A to C

It’s kind of like they’re saying, Anoush, all those times when you associated days of the week with people or colors or songs… that was NOT a waste of brainpower. it makes for good fuckingimprov. Not yet. You’re still not “good” yet. (Me talking to myself) But… for god’s sake, don’t’ stop. How baking a pie reminds you of the Snow White Movie reminds you of Easter… Fucking keep it! How you look at that curly pasta with chopped red peppers in that yellow ceramic bowl bought in Mexico and think, “Mommy!”

I’m still not good-good. I guess I feel like I have to make that clear or that I understand that about myself so that I don’t come off as a total improv-fucker. I’m aware that it’s an ephemeral, delicate artform and that just by taking a class I’m not the co-founder of the UCB. I mean, i know I want to kill, but it’s still raw, you know? Be careful, build those muscles. Just cause you know all those cool places in Williamsburg, it doesn’t mean you own it – doesn’t even mean you’re hip. Means you needs-a the attention. (We’re not talking about Brooklyn, we’re simile-ing or analyzing.)
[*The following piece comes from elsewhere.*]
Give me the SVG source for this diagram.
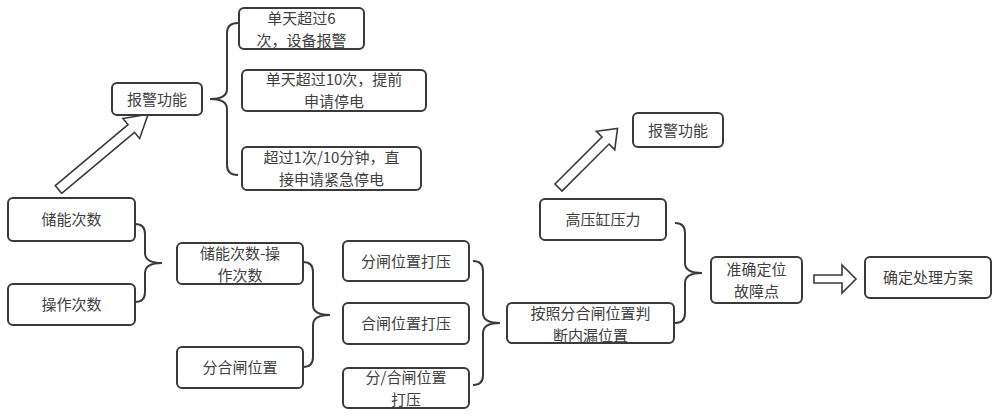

And i want it so much that it scares me. I fall asleep thinking how i could’ve made that scene better if i could do it allover again. Going to shows, standing forever – standing for the show. Inner voice says: But that’s not COOL! You have to be seductive and in sunglasses. Ok, I can be seductive with sunglasses. We practiced falling. It’s tough to fall for the stage. My first time, my head hit the floor and she was like, “Oop! Oh my god, are you ok?”

I said, “I’m fine. How was the fall, though?”

I believe that humility saves you. Not the self-loathing humility (that’s only-sometimes-hot), but the regular kind.